Targeting the young with tech

Competition for this age segment is fierce and it is driving a swift evolution of banks’ digital capabilities. Increasingly, mobile applications are being updated, new service offerings unveiled and branches upgraded to meet the demands and preferences of a new generation.

“Smart banking solutions are becoming a priority to our consumer banking team. In 2017, we launched near-field communication-enabled services [such as] ‘tap and pay’, as well as the mobile stickers and wearables. We also enhanced the level of digitalisation across the bank’s touch points. This was delivered by the upgraded NBK website, a new mobile banking application and an enhanced internet banking platform,” says Ms Al-Bahar.

Islamic lenders are also playing an active role in the digitisation of the country’s banking sector. KFH, the largest Islamic bank in Kuwait, is currently deploying its XTM mini-branches in a number of location. These facilities provide customers with audio and visual communications with KFH staff and permit customers to conduct complex transactions and open savings accounts.

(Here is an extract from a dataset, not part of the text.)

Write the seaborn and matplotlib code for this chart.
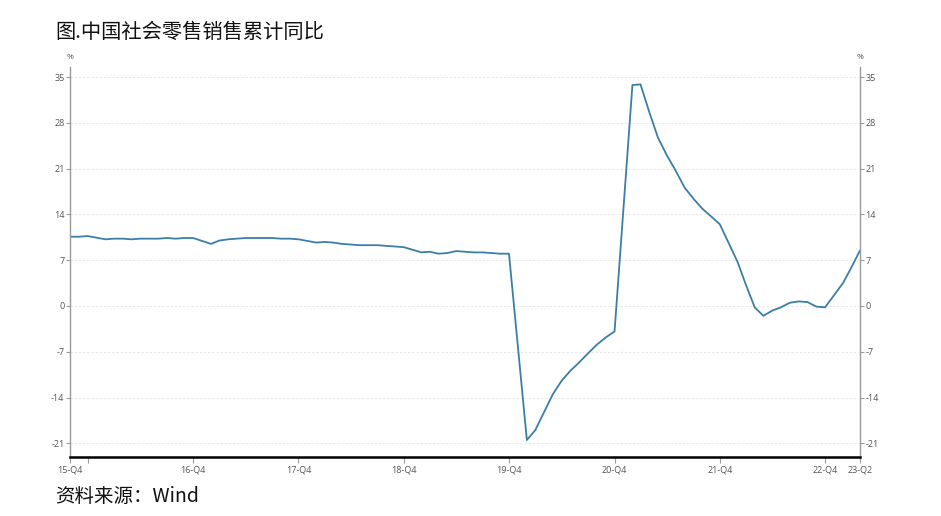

Meanwhile, Ahli United Bank Kuwait is looking at blockchain and how it can transform the customer experience. “The young population in Kuwait demands that the digital customer experiences are continuously enhanced, from an end-to-end perspective. We are working through enhancements to this experience, while also looking at what new technologies, such as blockchain, can do to completely reimagine how we work and deliver to our customers,” says Richard Groves, chief executive of Ahli United Bank Kuwait.

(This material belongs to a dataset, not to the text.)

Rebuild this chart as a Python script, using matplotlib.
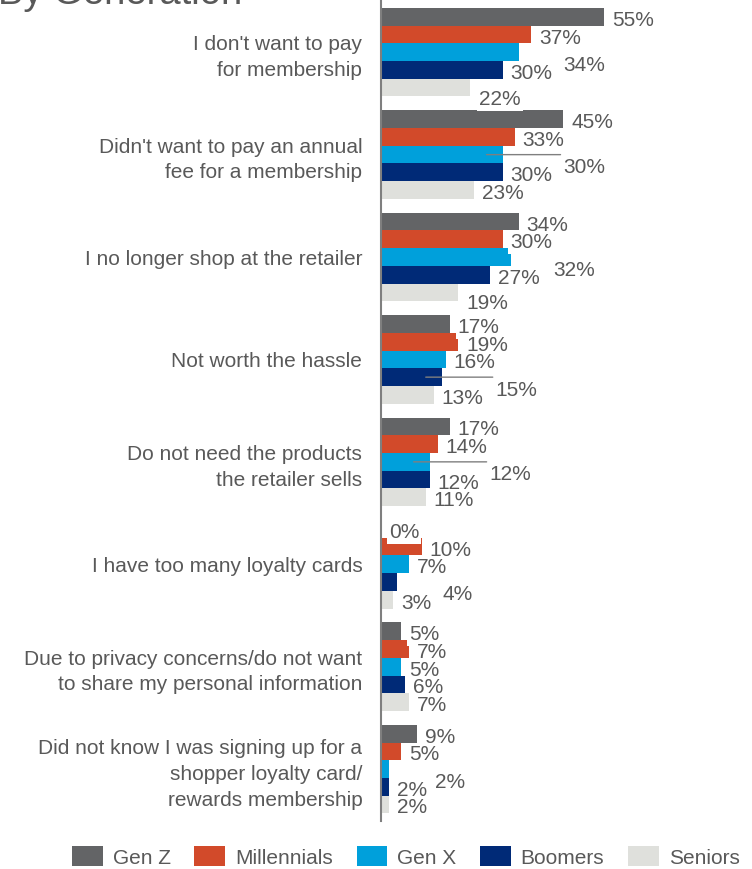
import matplotlib.pyplot as plt
from matplotlib.transforms import offset_copy

plt.rcParams['font.family'] = ['Liberation Sans', 'DejaVu Sans']

# Datos
categorias = [
    "I don't want to pay\nfor membership",
    "Didn't want to pay an annual\nfee for a membership",
    "I no longer shop at the retailer",
    "Not worth the hassle",
    "Do not need the products\nthe retailer sells",
    "I have too many loyalty cards",
    "Due to privacy concerns/do not want\nto share my personal information",
    "Did not know I was signing up for a\nshopper loyalty card/\nrewards membership",
]
generaciones = ['Gen Z', 'Millennials', 'Gen X', 'Boomers', 'Seniors']
gen_z = [55, 45, 34, 17, 17, 0, 5, 9]
millennials = [37, 33, 30, 19, 14, 10, 7, 5]
gen_x = [34, 30, 32, 16, 12, 7, 5, 2]
boomers = [30, 30, 27, 15, 12, 4, 6, 2]
seniors = [22, 23, 19, 13, 11, 3, 7, 2]
series = [gen_z, millennials, gen_x, boomers, seniors]

colores = ['#636466', '#d24a2a', '#00a0db', '#002a77', '#dfe0dc']
gris_texto = '#595959'

# Desplazamiento de etiquetas (pixeles): por defecto al final de la barra,
# algunas movidas a un lado, con linea guia
desp_defecto = (8, 1.5)
desp_especial = {
    (0, 2): (45, 11), (0, 4): (9, 9.5),
    (1, 2): (61, 10.5),
    (2, 2): (43, 11), (2, 4): (8, 9.5),
    (3, 3): (54, 11),
    (4, 2): (60, 11),
    (5, 3): (45, 11),
    (7, 2): (46, 11),
}
con_guia = [(1, 2), (3, 3), (4, 2)]

fig = plt.figure(figsize=(7.52, 8.69), dpi=100)
ax = fig.add_axes([381 / 752, 48 / 869, 371 / 752, 821 / 869])

alto = 17.7 / 102.4
barras = []
for s, valores in enumerate(series):
    ys = [g + (s - 2) * alto for g in range(len(categorias))]
    b = ax.barh(ys, valores, height=alto, color=colores[s], label=generaciones[s], zorder=2)
    barras.append(b)

ax.set_xlim(0, 371 / 4.05)
ax.set_ylim(7.507, -0.510)

# Etiquetas de valor
for g in range(len(categorias)):
    for s, valores in enumerate(series):
        v = valores[g]
        y = g + (s - 2) * alto
        dx, dy = desp_especial.get((g, s), desp_defecto)
        if (g, s) in con_guia:
            inicio = offset_copy(ax.transData, fig=fig, x=-16, y=0, units='dots')
            ax.annotate('', xy=(v, y), xycoords=inicio,
                        xytext=(dx + 16 - 3, 0), textcoords='offset pixels',
                        arrowprops=dict(arrowstyle='-', color='#7f7f7f', lw=1.0,
                                        shrinkA=0, shrinkB=0), zorder=2.5)
        ax.annotate(f'{v}%', xy=(v, y), xytext=(dx, -(dy + 2)),
                    textcoords='offset pixels', ha='left', va='center',
                    fontsize=15, color=gris_texto, zorder=3,
                    bbox=dict(boxstyle='square,pad=0.1', fc='white', ec='none'))

ax.set_yticks(range(len(categorias)))
ax.set_yticklabels(categorias, fontsize=15, color=gris_texto)
for t in ax.get_yticklabels():
    t.set_linespacing(1.45)
ax.tick_params(axis='y', length=0, pad=13.5)
ax.set_xticks([])
for lado in ['top', 'right', 'bottom']:
    ax.spines[lado].set_visible(False)
ax.spines['left'].set_color('#7f7f7f')
ax.spines['left'].set_linewidth(1.5)
ax.spines['left'].set_zorder(4)

fig.text(-2 / 752, 1 - 4 / 869, 'By Generation', fontsize=27.5, color=gris_texto,
         ha='left', va='baseline')

fig.legend(handles=barras, labels=generaciones, loc='center left',
           bbox_to_anchor=(72 / 752, 1 - 857 / 869), ncol=5, frameon=False,
           fontsize=15, handlelength=1.47, handleheight=1.1,
           handletextpad=0.48, columnspacing=1.14, borderpad=0,
           borderaxespad=0, labelcolor=gris_texto)

fig.savefig('out.png', dpi=100)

Household credit growth is expected to remain buoyant during the coming year. Card spending at point-of-sale locations in the country grew by 11% year on year in the fourth quarter of 2017, according to Moody’s. Unsurprisingly, most banks are keen to increase their exposure to the consumer segment – and every Kuwaiti lender is attuned to the importance of digital channels for both their retail and corporate customers. As Mr Accad says: “I think digital channels will be the key battleground.”